What is asked:
Write out the material exactly, without any of its pictures.

Collected material:

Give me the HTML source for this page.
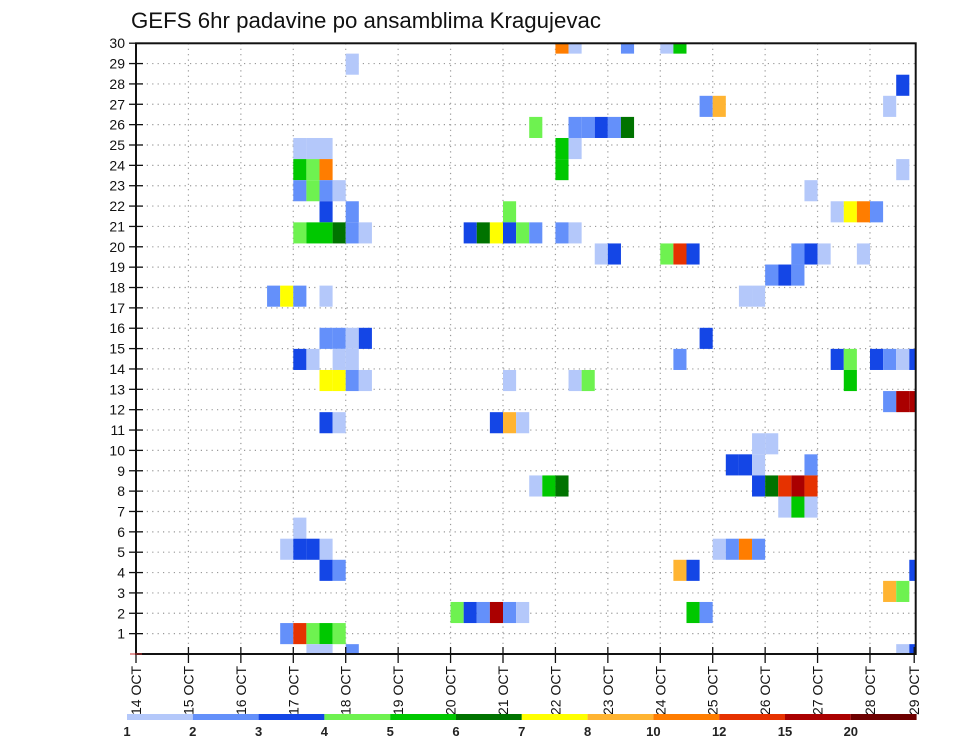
<!DOCTYPE html>
<html><head><meta charset="utf-8"><style>
html,body{margin:0;padding:0;background:#fff;}
svg{display:block;font-family:"Liberation Sans",sans-serif;}
</style></head><body>
<svg id="chart" width="960" height="742" viewBox="0 0 960 742" xmlns="http://www.w3.org/2000/svg">
<text x="131" y="28" font-size="22" textLength="470" lengthAdjust="spacingAndGlyphs" fill="#111">GEFS 6hr padavine po ansamblima Kragujevac</text>
<defs><clipPath id="plotclip"><rect x="136" y="43.3" width="779.7" height="610.7"/></clipPath></defs>
<g id="grid"></g>
<g id="cells" clip-path="url(#plotclip)"></g>
<rect x="136" y="43.3" width="779.7" height="610.7" fill="none" stroke="#111" stroke-width="2"/>
<g id="axes"></g>
<g id="legend"></g>
</svg>
<script>
// ---- data ----
const members = [29,29,29,29,29, 28, 27, 26,26,26, 25,25,25,25,25,25, 24,24,24,24,24, 23,23,23,23,23, 22,22,22,22,22, 21,21,21,21,21,21,21,
 20,20,20,20,20,20,20,20,20,20,20,20,20,20, 19,19,19,19,19,19,19,19,19, 18,18,18, 17,17,17,17,17,17, 15,15,15,15,15,
 14,14,14,14,14,14,14,14,14,14,14, 13,13,13,13,13,13,13,13, 12,12,12, 11,11,11,11,11, 10,10, 9,9,9,9,
 8,8,8,8,8,8,8,8, 7,7,7, 6, 5,5,5,5,5,5,5,5, 4,4,4,4,4, 3,3, 2,2,2,2,2,2,2,2, 1,1,1,1,1, 0,0,0,0,0];
const steps = [32,33,37,40,41, 16, 58, 43,44,57, 30,33,34,35,36,37, 12,13,14,32,33, 12,13,14,32,58, 12,13,14,15,51, 14,16,28,53,54,55,56,
 12,13,14,15,16,17,25,26,27,28,29,30,32,33, 35,36,40,41,42,50,51,52,55, 48,49,50, 10,11,12,14,46,47, 14,15,16,17,43,
 12,13,15,16,41,53,54,56,57,58,59, 14,15,16,17,28,33,34,54, 57,58,59, 14,15,27,28,29, 47,48, 45,46,47,51,
 30,31,32,47,48,49,50,51, 49,50,51, 12, 11,12,13,14,44,45,46,47, 14,15,41,42,59, 57,58, 24,25,26,27,28,29,42,43, 11,12,13,14,15, 13,14,16,58,59];
const values = [11,1.5,2.5,1.5,5.5, 1.5, 3.5, 2.5,9,1.5, 4.5,2.5,2.5,3.5,2.5,6.5, 1.5,1.5,1.5,5.5,1.5, 5.5,4.5,11,5.5,1.5, 2.5,4.5,2.5,1.5,1.5, 3.5,2.5,4.5,1.5,7.5,11,2.5,
 4.5,5.5,5.5,6.5,2.5,1.5,3.5,6.5,7.5,3.5,4.5,2.5,2.5,1.5, 1.5,3.5,4.5,13,3.5,2.5,3.5,1.5,1.5, 2.5,3.5,2.5, 2.5,7.5,2.5,1.5,1.5,1.5, 2.5,2.5,1.5,3.5,3.5,
 3.5,1.5,1.5,1.5,2.5,3.5,4.5,3.5,2.5,1.5,3.5, 7.5,7.5,2.5,1.5,1.5,1.5,4.5,5.5, 2.5,17,17, 3.5,1.5,3.5,9,1.5, 1.5,1.5, 3.5,3.5,1.5,2.5,
 1.5,5.5,6.5,3.5,6.5,13,17,13, 1.5,5.5,1.5, 1.5, 1.5,3.5,3.5,1.5,1.5,2.5,11,2.5, 3.5,2.5,9,3.5,3.5, 9,4.5, 4.5,3.5,2.5,17,2.5,1.5,5.5,2.5, 2.5,13,4.5,5.5,4.5, 1.5,1.5,2.5,1.5,3.5];
const levels = [1,2,3,4,5,6,7,8,10,12,15,20];
const levelLabels = ["1","2","3","4","5","6","7","8","10","12","15","20"];
const levelColors = ["#b4c8fa","#6490fa","#1446e6","#6ef250","#00c800","#007300","#ffff00","#ffb432","#ff7d00","#e63200","#aa0000","#6e0000"];
const dayLabels = ["14 OCT","15 OCT","16 OCT","17 OCT","18 OCT","19 OCT","20 OCT","21 OCT","22 OCT","23 OCT","24 OCT","25 OCT","26 OCT","27 OCT","28 OCT","29 OCT"];
const yTicks = [1,2,3,4,5,6,7,8,9,10,11,12,13,14,15,16,17,18,19,20,21,22,23,24,25,26,27,28,29,30];

// ---- axis functions ----
const X0 = 136, STEP = 13.107, XR = 915.7;
function xStep(i){ return X0 + STEP*i; }
function xDay(d){ return X0 + STEP*4*d; }
function yAxis(v){ return 654 - 20.36*v; }
const CELLH = 21.09;
function yMember(r){ return 633.6 - (r-1)*CELLH; }
function colorFor(v){ let c = levelColors[0]; for(let k=0;k<levels.length;k++){ if(v>=levels[k]) c=levelColors[k]; } return c; }

const NS = "http://www.w3.org/2000/svg";
function mk(tag, attrs, parent){ const e=document.createElementNS(NS,tag); for(const k in attrs) e.setAttribute(k,attrs[k]); parent.appendChild(e); return e; }

const grid = document.getElementById("grid");
for(let n=1;n<30;n++){
  const ln = mk("line",{x1:X0,x2:XR,y1:yAxis(n),y2:yAxis(n),stroke:"#999","stroke-width":1.2,"stroke-dasharray":"1.2 4.2"},grid);
  
  
}
for(let d=1;d<15;d++){
  const ln = mk("line",{x1:xDay(d),x2:xDay(d),y1:43.3,y2:654,stroke:"#999","stroke-width":1.2,"stroke-dasharray":"1.2 4.2"},grid);
  
  
}

const cells = document.getElementById("cells");
for(let k=0;k<values.length;k++){
  const cx = xStep(steps[k]), cy = yMember(members[k]);
  const r = mk("rect",{x:cx.toFixed(2),y:(cy-CELLH/2).toFixed(2),width:STEP.toFixed(2),height:CELLH.toFixed(2),fill:colorFor(values[k])},cells);
  
  
}

const axes = document.getElementById("axes");
yTicks.forEach(v=>{
  const y = yAxis(v);
  const t = mk("line",{x1:129,x2:143,y1:y,y2:y,stroke:"#111","stroke-width":1.3},axes);
  
  
  const tx = mk("text",{x:125,y:y+5,"font-size":14,"text-anchor":"end",fill:"#111"},axes);
  tx.textContent = v;
  
  
});
dayLabels.forEach((lab,d)=>{
  let x = xDay(d); if(x>XR) x = XR-1.5;
  const t = mk("line",{x1:x,x2:x,y1:647,y2:663,stroke:"#111","stroke-width":1.3},axes);
  
  
  const tx = mk("text",{transform:`translate(${(x+5).toFixed(1)},666) rotate(-90)`,"font-size":14,"text-anchor":"end",fill:"#111"},axes);
  tx.textContent = lab;
  
  
});
const red = mk("line",{x1:130,x2:142,y1:654,y2:654,stroke:"#c33","stroke-width":1},axes);



const legend = document.getElementById("legend");
const LX = 127, LW = 65.8;
levelColors.forEach((c,k)=>{
  const r = mk("rect",{x:(LX+LW*k).toFixed(2),y:714,width:LW.toFixed(2),height:6,fill:c},legend);
  
  
});
levelLabels.forEach((lab,k)=>{
  const tx = mk("text",{x:(LX+LW*k).toFixed(1),y:736,"font-size":13,"font-weight":"bold","text-anchor":"middle",fill:"#222"},legend);
  tx.textContent = lab;
  
  
});
</script>
</body></html>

Completed task:
Give me the HTML source for this page.
<!DOCTYPE html>
<html><head><meta charset="utf-8"><style>
html,body{margin:0;padding:0;background:#fff;}
svg{display:block;font-family:"Liberation Sans",sans-serif;}
</style></head><body>
<svg id="chart" width="960" height="742" viewBox="0 0 960 742" xmlns="http://www.w3.org/2000/svg">
<text x="131" y="28" font-size="22" textLength="470" lengthAdjust="spacingAndGlyphs" fill="#111">GEFS 6hr padavine po ansamblima Kragujevac</text>
<defs><clipPath id="plotclip"><rect x="136" y="43.3" width="779.7" height="610.7"/></clipPath></defs>
<g id="grid"></g>
<g id="cells" clip-path="url(#plotclip)"></g>
<rect x="136" y="43.3" width="779.7" height="610.7" fill="none" stroke="#111" stroke-width="2"/>
<g id="axes"></g>
<g id="legend"></g>
</svg>
<script>
// ---- data ----
const members = [29,29,29,29,29, 28, 27, 26,26,26, 25,25,25,25,25,25, 24,24,24,24,24, 23,23,23,23,23, 22,22,22,22,22, 21,21,21,21,21,21,21,
 20,20,20,20,20,20,20,20,20,20,20,20,20,20, 19,19,19,19,19,19,19,19,19, 18,18,18, 17,17,17,17,17,17, 15,15,15,15,15,
 14,14,14,14,14,14,14,14,14,14,14, 13,13,13,13,13,13,13,13, 12,12,12, 11,11,11,11,11, 10,10, 9,9,9,9,
 8,8,8,8,8,8,8,8, 7,7,7, 6, 5,5,5,5,5,5,5,5, 4,4,4,4,4, 3,3, 2,2,2,2,2,2,2,2, 1,1,1,1,1, 0,0,0,0,0];
const steps = [32,33,37,40,41, 16, 58, 43,44,57, 30,33,34,35,36,37, 12,13,14,32,33, 12,13,14,32,58, 12,13,14,15,51, 14,16,28,53,54,55,56,
 12,13,14,15,16,17,25,26,27,28,29,30,32,33, 35,36,40,41,42,50,51,52,55, 48,49,50, 10,11,12,14,46,47, 14,15,16,17,43,
 12,13,15,16,41,53,54,56,57,58,59, 14,15,16,17,28,33,34,54, 57,58,59, 14,15,27,28,29, 47,48, 45,46,47,51,
 30,31,32,47,48,49,50,51, 49,50,51, 12, 11,12,13,14,44,45,46,47, 14,15,41,42,59, 57,58, 24,25,26,27,28,29,42,43, 11,12,13,14,15, 13,14,16,58,59];
const values = [11,1.5,2.5,1.5,5.5, 1.5, 3.5, 2.5,9,1.5, 4.5,2.5,2.5,3.5,2.5,6.5, 1.5,1.5,1.5,5.5,1.5, 5.5,4.5,11,5.5,1.5, 2.5,4.5,2.5,1.5,1.5, 3.5,2.5,4.5,1.5,7.5,11,2.5,
 4.5,5.5,5.5,6.5,2.5,1.5,3.5,6.5,7.5,3.5,4.5,2.5,2.5,1.5, 1.5,3.5,4.5,13,3.5,2.5,3.5,1.5,1.5, 2.5,3.5,2.5, 2.5,7.5,2.5,1.5,1.5,1.5, 2.5,2.5,1.5,3.5,3.5,
 3.5,1.5,1.5,1.5,2.5,3.5,4.5,3.5,2.5,1.5,3.5, 7.5,7.5,2.5,1.5,1.5,1.5,4.5,5.5, 2.5,17,17, 3.5,1.5,3.5,9,1.5, 1.5,1.5, 3.5,3.5,1.5,2.5,
 1.5,5.5,6.5,3.5,6.5,13,17,13, 1.5,5.5,1.5, 1.5, 1.5,3.5,3.5,1.5,1.5,2.5,11,2.5, 3.5,2.5,9,3.5,3.5, 9,4.5, 4.5,3.5,2.5,17,2.5,1.5,5.5,2.5, 2.5,13,4.5,5.5,4.5, 1.5,1.5,2.5,1.5,3.5];
const levels = [1,2,3,4,5,6,7,8,10,12,15,20];
const levelLabels = ["1","2","3","4","5","6","7","8","10","12","15","20"];
const levelColors = ["#b4c8fa","#6490fa","#1446e6","#6ef250","#00c800","#007300","#ffff00","#ffb432","#ff7d00","#e63200","#aa0000","#6e0000"];
const dayLabels = ["14 OCT","15 OCT","16 OCT","17 OCT","18 OCT","19 OCT","20 OCT","21 OCT","22 OCT","23 OCT","24 OCT","25 OCT","26 OCT","27 OCT","28 OCT","29 OCT"];
const yTicks = [1,2,3,4,5,6,7,8,9,10,11,12,13,14,15,16,17,18,19,20,21,22,23,24,25,26,27,28,29,30];

// ---- axis functions ----
const X0 = 136, STEP = 13.107, XR = 915.7;
function xStep(i){ return X0 + STEP*i; }
function xDay(d){ return X0 + STEP*4*d; }
function yAxis(v){ return 654 - 20.36*v; }
const CELLH = 21.09;
function yMember(r){ return 633.6 - (r-1)*CELLH; }
function colorFor(v){ let c = levelColors[0]; for(let k=0;k<levels.length;k++){ if(v>=levels[k]) c=levelColors[k]; } return c; }

const NS = "http://www.w3.org/2000/svg";
function mk(tag, attrs, parent){ const e=document.createElementNS(NS,tag); for(const k in attrs) e.setAttribute(k,attrs[k]); parent.appendChild(e); return e; }

const grid = document.getElementById("grid");
for(let n=1;n<30;n++){
  const ln = mk("line",{x1:X0,x2:XR,y1:yAxis(n),y2:yAxis(n),stroke:"#999","stroke-width":1.2,"stroke-dasharray":"1.2 4.2"},grid);
  
  
}
for(let d=1;d<15;d++){
  const ln = mk("line",{x1:xDay(d),x2:xDay(d),y1:43.3,y2:654,stroke:"#999","stroke-width":1.2,"stroke-dasharray":"1.2 4.2"},grid);
  
  
}

const cells = document.getElementById("cells");
for(let k=0;k<values.length;k++){
  const cx = xStep(steps[k]), cy = yMember(members[k]);
  const r = mk("rect",{x:cx.toFixed(2),y:(cy-CELLH/2).toFixed(2),width:STEP.toFixed(2),height:CELLH.toFixed(2),fill:colorFor(values[k])},cells);
  
  
}

const axes = document.getElementById("axes");
yTicks.forEach(v=>{
  const y = yAxis(v);
  const t = mk("line",{x1:129,x2:143,y1:y,y2:y,stroke:"#111","stroke-width":1.3},axes);
  
  
  const tx = mk("text",{x:125,y:y+5,"font-size":14,"text-anchor":"end",fill:"#111"},axes);
  tx.textContent = v;
  
  
});
dayLabels.forEach((lab,d)=>{
  let x = xDay(d); if(x>XR) x = XR-1.5;
  const t = mk("line",{x1:x,x2:x,y1:647,y2:663,stroke:"#111","stroke-width":1.3},axes);
  
  
  const tx = mk("text",{transform:`translate(${(x+5).toFixed(1)},666) rotate(-90)`,"font-size":14,"text-anchor":"end",fill:"#111"},axes);
  tx.textContent = lab;
  
  
});
const red = mk("line",{x1:130,x2:142,y1:654,y2:654,stroke:"#c33","stroke-width":1},axes);



const legend = document.getElementById("legend");
const LX = 127, LW = 65.8;
levelColors.forEach((c,k)=>{
  const r = mk("rect",{x:(LX+LW*k).toFixed(2),y:714,width:LW.toFixed(2),height:6,fill:c},legend);
  
  
});
levelLabels.forEach((lab,k)=>{
  const tx = mk("text",{x:(LX+LW*k).toFixed(1),y:736,"font-size":13,"font-weight":"bold","text-anchor":"middle",fill:"#222"},legend);
  tx.textContent = lab;
  
  
});
</script>
</body></html>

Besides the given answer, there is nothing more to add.